Steve Prokop, presented with a life membership, recalls as a surveyor standing atop the Milk River Ridge beholding “grass as far as the eye could see. Not a building in sight. It was unbelievable, especially to the fellow from Czechoslovakia who was standing beside me.”
Prokop became a fish and game association member in the late ‘50s. He’s now 74 and retired but still gets outdoors year round. As association bird chairman for six years in the ‘90s, he visited pens the LFGA had to raise pheasants at a farm north of Raymond.
“I was involved in feeding and watering the birds three days a week.”
He’d also travel to Brooks during the spring to pick up pheasant chicks for release in the area. Then in the fall, he’d help with release of 2,000 pheasant roosters into southern Alberta habitat.
“All it took was our time and our gas.”
Tyler Roszell, the grand aggregate, winner, remembers fondly sheep hunting and camping in the mountains with his father. Now, he spends as much time as he can in the mountains with his own two sons. The family routinely camps and fishes there a couple of weeks during the summer.
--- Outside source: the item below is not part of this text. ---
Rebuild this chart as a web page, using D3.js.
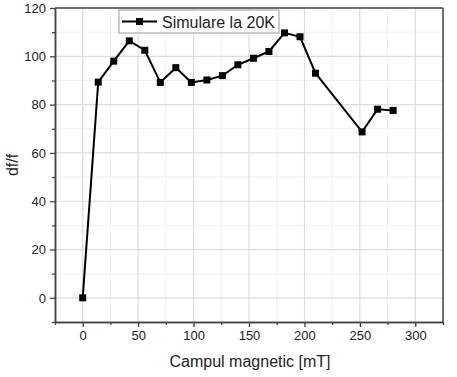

“I can’t get enough of the outdoors,” he says, in wonder at the sheer size of the South outdoors, from the mountains to his brother’s farm near Aden, at the foot of the Sweet Grass Hills. That’s where he’ll begin 8-year-old son Justin’s hunter training, with a .22.
“There are lots of gophers on the farm.”
Tyler was surprised to win the grand aggregate award, based on a complicated formula that tallies points from antler measurements on a mule deer and white tail deer he entered. This was his first award in 26 years of hunting.
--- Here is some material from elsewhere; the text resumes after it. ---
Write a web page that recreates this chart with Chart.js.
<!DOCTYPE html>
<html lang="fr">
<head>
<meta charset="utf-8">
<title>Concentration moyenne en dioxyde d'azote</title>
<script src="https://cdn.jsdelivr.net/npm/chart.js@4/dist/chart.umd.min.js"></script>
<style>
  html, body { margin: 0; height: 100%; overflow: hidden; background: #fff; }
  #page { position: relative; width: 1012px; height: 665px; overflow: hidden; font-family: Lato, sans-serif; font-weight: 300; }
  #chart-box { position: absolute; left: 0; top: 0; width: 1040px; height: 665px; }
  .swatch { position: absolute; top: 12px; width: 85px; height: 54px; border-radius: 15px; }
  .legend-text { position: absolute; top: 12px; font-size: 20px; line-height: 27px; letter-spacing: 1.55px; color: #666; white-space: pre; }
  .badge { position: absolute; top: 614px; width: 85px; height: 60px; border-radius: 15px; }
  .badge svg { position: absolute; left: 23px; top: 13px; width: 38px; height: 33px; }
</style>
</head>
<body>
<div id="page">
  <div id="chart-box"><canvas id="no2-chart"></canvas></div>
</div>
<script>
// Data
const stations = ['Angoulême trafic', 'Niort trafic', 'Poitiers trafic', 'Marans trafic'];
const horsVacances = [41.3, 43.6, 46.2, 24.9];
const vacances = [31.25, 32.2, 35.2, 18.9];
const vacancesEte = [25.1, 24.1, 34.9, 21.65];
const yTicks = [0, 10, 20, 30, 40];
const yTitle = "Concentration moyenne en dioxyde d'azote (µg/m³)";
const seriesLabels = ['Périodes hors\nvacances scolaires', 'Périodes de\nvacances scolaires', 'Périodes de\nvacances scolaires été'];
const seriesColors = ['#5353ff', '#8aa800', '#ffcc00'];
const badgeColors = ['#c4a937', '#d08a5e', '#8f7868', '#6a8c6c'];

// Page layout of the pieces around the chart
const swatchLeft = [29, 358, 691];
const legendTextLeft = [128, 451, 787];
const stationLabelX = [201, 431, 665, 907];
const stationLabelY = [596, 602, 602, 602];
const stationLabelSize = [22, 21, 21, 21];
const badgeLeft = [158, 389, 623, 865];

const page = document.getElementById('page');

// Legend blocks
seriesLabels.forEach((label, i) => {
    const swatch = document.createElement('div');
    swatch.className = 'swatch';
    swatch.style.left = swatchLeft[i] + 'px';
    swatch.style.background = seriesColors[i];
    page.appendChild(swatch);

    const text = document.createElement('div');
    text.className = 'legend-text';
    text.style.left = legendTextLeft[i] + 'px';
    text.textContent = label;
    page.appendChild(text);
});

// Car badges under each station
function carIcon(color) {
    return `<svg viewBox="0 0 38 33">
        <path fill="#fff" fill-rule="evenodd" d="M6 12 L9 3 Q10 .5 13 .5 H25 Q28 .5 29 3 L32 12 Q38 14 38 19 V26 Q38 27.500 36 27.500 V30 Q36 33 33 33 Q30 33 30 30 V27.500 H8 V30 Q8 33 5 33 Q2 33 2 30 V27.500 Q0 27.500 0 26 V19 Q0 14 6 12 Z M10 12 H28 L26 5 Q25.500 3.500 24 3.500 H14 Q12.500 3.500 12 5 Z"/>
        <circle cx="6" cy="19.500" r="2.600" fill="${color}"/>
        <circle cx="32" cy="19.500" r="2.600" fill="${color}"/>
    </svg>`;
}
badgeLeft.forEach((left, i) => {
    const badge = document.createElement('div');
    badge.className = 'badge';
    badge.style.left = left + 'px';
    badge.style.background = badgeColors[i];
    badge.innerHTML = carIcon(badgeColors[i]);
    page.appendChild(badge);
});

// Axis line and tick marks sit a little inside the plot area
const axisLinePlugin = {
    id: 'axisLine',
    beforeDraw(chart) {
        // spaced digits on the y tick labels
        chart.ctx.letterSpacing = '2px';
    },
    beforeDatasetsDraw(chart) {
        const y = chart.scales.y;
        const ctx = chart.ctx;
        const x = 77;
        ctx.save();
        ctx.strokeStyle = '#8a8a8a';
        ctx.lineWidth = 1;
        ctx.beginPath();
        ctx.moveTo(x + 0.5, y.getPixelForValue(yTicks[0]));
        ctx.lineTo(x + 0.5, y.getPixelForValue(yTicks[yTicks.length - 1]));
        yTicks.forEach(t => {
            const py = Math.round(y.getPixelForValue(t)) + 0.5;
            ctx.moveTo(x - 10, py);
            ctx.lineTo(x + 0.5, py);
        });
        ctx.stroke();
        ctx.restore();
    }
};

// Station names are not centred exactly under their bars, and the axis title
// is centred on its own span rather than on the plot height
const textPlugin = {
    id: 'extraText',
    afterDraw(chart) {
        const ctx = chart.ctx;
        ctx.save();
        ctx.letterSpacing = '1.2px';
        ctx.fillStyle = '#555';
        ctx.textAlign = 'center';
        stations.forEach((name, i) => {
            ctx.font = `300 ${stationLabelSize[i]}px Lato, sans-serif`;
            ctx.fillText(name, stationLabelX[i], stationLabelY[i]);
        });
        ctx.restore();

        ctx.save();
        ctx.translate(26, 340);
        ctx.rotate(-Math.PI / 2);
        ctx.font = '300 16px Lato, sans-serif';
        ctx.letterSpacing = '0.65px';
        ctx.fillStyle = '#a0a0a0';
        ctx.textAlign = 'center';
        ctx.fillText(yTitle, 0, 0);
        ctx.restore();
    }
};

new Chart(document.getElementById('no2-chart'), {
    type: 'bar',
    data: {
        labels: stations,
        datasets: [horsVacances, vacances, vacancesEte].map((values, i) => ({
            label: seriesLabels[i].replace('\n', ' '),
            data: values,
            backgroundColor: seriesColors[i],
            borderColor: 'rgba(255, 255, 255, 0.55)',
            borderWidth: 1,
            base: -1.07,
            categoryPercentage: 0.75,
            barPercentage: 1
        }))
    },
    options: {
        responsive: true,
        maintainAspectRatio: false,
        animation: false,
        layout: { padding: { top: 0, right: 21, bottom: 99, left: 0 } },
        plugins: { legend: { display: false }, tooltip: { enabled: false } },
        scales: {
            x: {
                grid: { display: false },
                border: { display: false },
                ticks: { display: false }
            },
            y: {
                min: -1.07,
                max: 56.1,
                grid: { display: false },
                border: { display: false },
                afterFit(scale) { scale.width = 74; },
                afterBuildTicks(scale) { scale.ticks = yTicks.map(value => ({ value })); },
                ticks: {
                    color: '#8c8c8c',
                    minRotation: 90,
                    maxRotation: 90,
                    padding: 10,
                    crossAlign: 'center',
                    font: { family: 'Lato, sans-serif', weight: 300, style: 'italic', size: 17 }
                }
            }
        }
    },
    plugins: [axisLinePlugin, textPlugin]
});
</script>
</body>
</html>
For Steve Prokop, being outdoors is award enough as well.
“When I’m fishing on the Oldman River, I see so much wildlife, fishing is sort of incidental. I can come home happy even if I didn’t get a bite.”
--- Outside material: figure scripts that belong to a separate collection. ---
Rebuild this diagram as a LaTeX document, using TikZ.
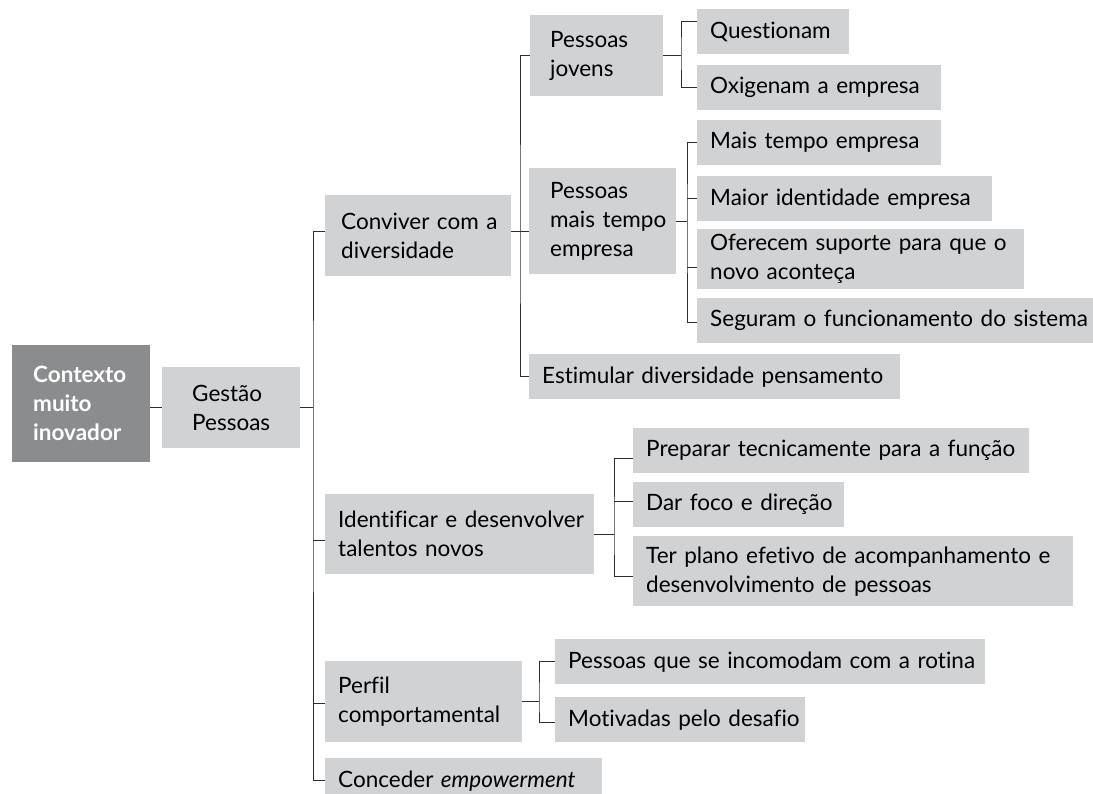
\documentclass[tikz,border=0pt]{standalone}
\usepackage{fontspec}
\setmainfont{Lato}[Ligatures=CommonOff]
\definecolor{boxgray}{RGB}{209,210,212}
\definecolor{ctxgray}{RGB}{139,140,142}
\definecolor{linegray}{RGB}{45,45,45}

\begin{document}
\begin{tikzpicture}[x=1pt, y=-1pt,
    box/.style={fill=boxgray, anchor=north west, inner xsep=0pt, inner ysep=0pt,
                font=\fontsize{22.5}{29}\selectfont,
                execute at begin node={\raggedright\leftskip=13pt\hyphenpenalty=10000}},
    link/.style={draw=linegray, line width=1pt}]
	\useasboundingbox (0,0) rectangle (1093,793);

	\node[box, fill=ctxgray, text=white, text width=138pt, minimum height=117pt,
	      font=\fontsize{22.5}{29}\selectfont\bfseries,
	      execute at begin node={\raggedright\leftskip=21pt}]               (ctx)    at (12,345)  {Contexto\\muito\\inovador};
	\node[box, align=left, minimum width=138pt, minimum height=81pt,
	      execute at begin node={}]                                        (gest)   at (162,367) {Gestão\\Pessoas};

	\node[box, text width=186pt, minimum height=81pt,
	      execute at begin node={\raggedright\leftskip=16pt}]               (conv)   at (325,195) {Conviver com a\\diversidade};
	\node[box, text width=269pt, minimum height=80pt]                     (ident)  at (325,494) {Identificar e desenvolver\\talentos novos};
	\node[box, text width=197pt, minimum height=81pt]                     (perfil) at (325,661) {Perfil\\comportamental};
	\node[box, text width=277pt, minimum height=45pt]                     (conc)   at (325,758) {Conceder \emph{empowerment}};

	\node[box, text width=133pt, minimum height=81pt,
	      execute at begin node={\raggedright\leftskip=20pt}]               (pj)     at (530,15)  {Pessoas\\jovens};
	\node[box, text width=147pt, minimum height=106pt,
	      execute at begin node={\raggedright\leftskip=21pt}]               (pmt)    at (529,168) {Pessoas\\mais tempo\\empresa};
	\node[box, text width=371pt, minimum height=45pt]                     (est)    at (529,354) {Estimular diversidade pensamento};

	\node[box, text width=152pt, minimum height=45pt]                     (q)      at (697,9)   {Questionam};
	\node[box, text width=244pt, minimum height=45pt]                     (ox)     at (697,65)  {Oxigenam a empresa};
	\node[box, text width=244pt, minimum height=45pt]                     (mt)     at (697,120) {Mais tempo empresa};
	\node[box, text width=295pt, minimum height=45pt]                     (mi)     at (697,176) {Maior identidade empresa};
	\node[box, text width=327pt, minimum height=60pt]                     (of)     at (697,229) {Oferecem suporte para que o\\novo aconteça};
	\node[box, text width=396pt, minimum height=45pt]                     (seg)    at (697,298) {Seguram o funcionamento do sistema};

	\node[box, text width=396pt, minimum height=45pt]                     (prep)   at (633,428) {Preparar tecnicamente para a função};
	\node[box, text width=211pt, minimum height=45pt]                     (dar)    at (633,482) {Dar foco e direção};
	\node[box, text width=440pt, minimum height=70pt]                     (ter)    at (633,536) {Ter plano efetivo de acompanhamento e\\desenvolvimento de pessoas};

	\node[box, text width=430pt, minimum height=45pt]                     (inc)    at (555,639) {Pessoas que se incomodam com a rotina};
	\node[box, text width=250pt, minimum height=45pt]                     (mot)    at (555,697) {Motivadas pelo desafio};

	\coordinate (t)  at (313,408);
	\coordinate (v1) at (520,232);
	\coordinate (v2) at (681,53);
	\coordinate (v3) at (687,225);
	\coordinate (v4) at (614,534);
	\coordinate (v5) at (539,703);

	\path [link] (gest.west -| ctx.east) edge (gest.west);
	\path [link] (gest.east) edge (gest.east -| t);
	\draw [link] ([yshift=4pt]conv.west) -| (t) |- (conc.west);
	\path [link] ([yshift=-6pt]ident.west) edge ([yshift=-6pt]ident.west -| t);
	\path [link] ([yshift=-2pt]perfil.west) edge ([yshift=-2pt]perfil.west -| t);

	\path [link] ([yshift=4pt]conv.east) edge ([yshift=4pt]conv.east -| pmt.west);
	\draw [link] (pj.west) -| (v1) |- (est.west);

	\path [link] (pj.east) edge (pj.east -| v2);
	\draw [link] ([yshift=10pt]q.west) -| (v2) |- (ox.west);

	\path [link] (pmt.east) edge (pmt.east -| v3);
	\draw [link] (mt.west) -| (v3) |- ([yshift=-2pt]seg.west);
	\path [link] (mi.west) edge (mi.west -| v3);
	\path [link] ([yshift=-8pt]of.west) edge ([yshift=-8pt]of.west -| v3);

	\path [link] (ident.east) edge (ident.east -| v4);
	\draw [link] ([yshift=-8pt]prep.west) -| (v4) |- ([yshift=-5pt]ter.west);
	\path [link] ([yshift=3pt]dar.west) edge ([yshift=3pt]dar.west -| v4);

	\path [link] (perfil.east) edge (perfil.east -| v5);
	\draw [link] (inc.west) -| (v5) |- ([yshift=-3pt]mot.west);
\end{tikzpicture}
\end{document}
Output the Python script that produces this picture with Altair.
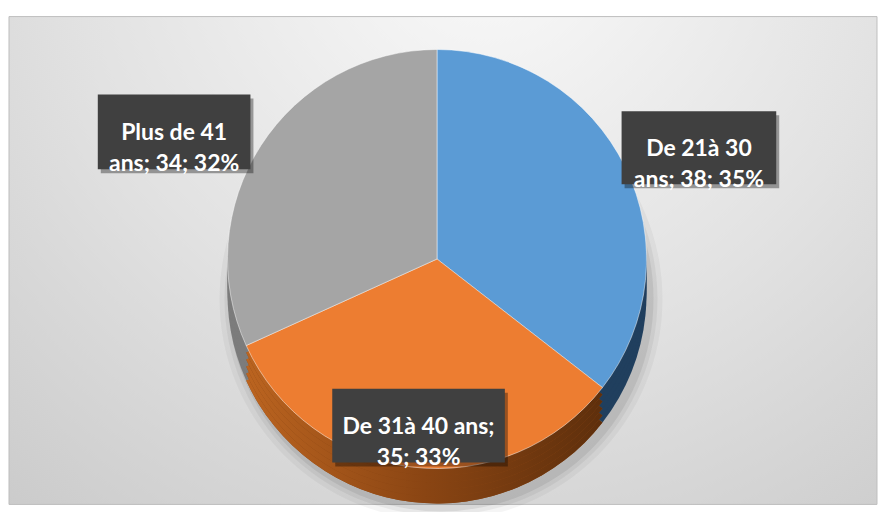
import textwrap
import altair as alt
import pandas as pd

# ---- data ----
categories = ["De 21à 30 ans", "De 31à 40 ans", "Plus de 41 ans"]
values = [38, 35, 34]
percents = [35, 33, 32]

# ---- styling / layout (kept separate from data) ----
top_colors = ["#5b9bd5", "#ed7d31", "#a5a5a5"]
side_colors = ["#203f5e", "#8a4513", "#7c7c7c"]
wrap_widths = [12, 14, 12]
W, H = 870, 489
CX, CY, R = 429, 243, 210
side_offsets = [35, 28, 21, 14, 7]
# label boxes: (x0, x1, y0, y1) in view pixels
label_boxes = {
    "De 21à 30 ans": (614, 769, 95, 168),
    "De 31à 40 ans": (324, 497, 373, 447),
    "Plus de 41 ans": (89, 242, 78, 153),
}

labels = [
    "\n".join(textwrap.wrap(f"{c}; {v}; {p}%", w))
    for c, v, p, w in zip(categories, values, percents, wrap_widths)
]
df = pd.DataFrame({
    "cat": categories,
    "value": values,
    "label": labels,
    "idx": list(range(len(categories))),
})
one = pd.DataFrame({"v": [1]})

base = (
    alt.Chart(df)
    .transform_joinaggregate(total="sum(value)")
    .transform_window(cum="sum(value)", sort=[alt.SortField("idx")])
    .transform_calculate(
        a0="2*PI*(datum.cum - datum.value)/datum.total",
        a1="2*PI*datum.cum/datum.total",
    )
)

color_top = alt.Color("cat:N", scale=alt.Scale(domain=categories, range=top_colors), legend=None)
color_side = alt.Color("cat:N", scale=alt.Scale(domain=categories, range=side_colors), legend=None)

bg = alt.Chart(one).mark_rect(
    fill=alt.RadialGradient(
        gradient="radial",
        stops=[alt.GradientStop(color="#fafafa", offset=0),
               alt.GradientStop(color="#e2e2e2", offset=0.5),
               alt.GradientStop(color="#c6c6c6", offset=1)],
        x1=0.55, y1=0.12, r1=0, x2=0.55, y2=0.12, r2=0.95),
    stroke="#bfbfbf", strokeWidth=1,
).encode(x=alt.value(0), x2=alt.value(W), y=alt.value(0), y2=alt.value(H))

layers = [bg]

# soft shadow under the pie
for rr, op in [(R + 12, 0.04), (R + 7, 0.05), (R + 3, 0.07)]:
    layers.append(
        alt.Chart(one).mark_arc(outerRadius=rr, fill="#000000", opacity=op)
        .encode(theta=alt.Theta("v:Q"), x=alt.value(CX + 4), y=alt.value(CY + 40))
    )

orange_side = alt.LinearGradient(
    gradient="linear",
    stops=[alt.GradientStop(color="#bb6420", offset=0),
           alt.GradientStop(color="#8a4513", offset=0.5),
           alt.GradientStop(color="#5e2f0c", offset=1)],
    x1=0, x2=1, y1=0, y2=0)

side_layers = []
for off in side_offsets:
    side_layers.append(
        base.mark_arc(outerRadius=R).encode(
            theta=alt.Theta("a0:Q", scale=None), theta2="a1:Q",
            color=color_side, x=alt.value(CX), y=alt.value(CY + off))
    )
    side_layers.append(
        base.transform_filter(alt.datum.cat == categories[1])
        .mark_arc(outerRadius=R, fill=orange_side).encode(
            theta=alt.Theta("a0:Q", scale=None), theta2="a1:Q",
            x=alt.value(CX), y=alt.value(CY + off))
    )
layers.append(alt.layer(*side_layers))

# top face
layers.append(
    base.mark_arc(outerRadius=R, stroke="#ffffff", strokeWidth=0.8, strokeOpacity=0.6).encode(
        theta=alt.Theta("a0:Q", scale=None), theta2="a1:Q",
        color=color_top, x=alt.value(CX), y=alt.value(CY))
)

# data labels in dark boxes
for cat in categories:
    x0, x1, y0, y1 = label_boxes[cat]
    sub = alt.Chart(df).transform_filter(alt.datum.cat == cat)
    layers.append(sub.mark_rect(fill="#000000", opacity=0.35).encode(
        x=alt.value(x0 + 3), x2=alt.value(x1 + 3), y=alt.value(y0 + 4), y2=alt.value(y1 + 4)))
    layers.append(sub.mark_rect(fill="#404040").encode(
        x=alt.value(x0), x2=alt.value(x1), y=alt.value(y0), y2=alt.value(y1)))
    layers.append(sub.mark_text(
        font="Lato", fontSize=23, fontWeight="bold", color="#ffffff",
        align="center", baseline="middle", lineBreak="\n", lineHeight=31,
    ).encode(text="label:N", x=alt.value((x0 + x1) / 2), y=alt.value((y0 + y1) / 2 + 1)))

chart = alt.layer(*layers).resolve_scale(color="independent").properties(
    width=W, height=H,
    padding={"left": 0, "top": 7, "right": 0, "bottom": 0},
).configure_view(stroke=None)

chart.save("out.html", embed_options={"renderer": "svg", "actions": False})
He is current fish chairman for the association. As well, for 14 years he co-ordinated the area hunter survey, which provided feedback for fish and wildlife officers.
Association President Brian Dingreville says the banquet last Saturday drew 290 people, “more than we’ve seen in 15 years.” He attributes the steady rise in interest on a family-orientation focus.
“We had lots of young people there,” some of whom received awards for their entries.
Part of the growing interest in the banquet parallels the 30 per cent membership growth in the past year to 1,250.
“A lot of that comes directly from the use of our gun range” at Peenaquim Park in the north side river valley. Member Allan Friesen has spearheaded a standard gun-safety course to train shooters on range use.
“It’s been a huge success,” says Dingreville.
“Our club has reached a maturity,” he says. “They’re just happy to be here.”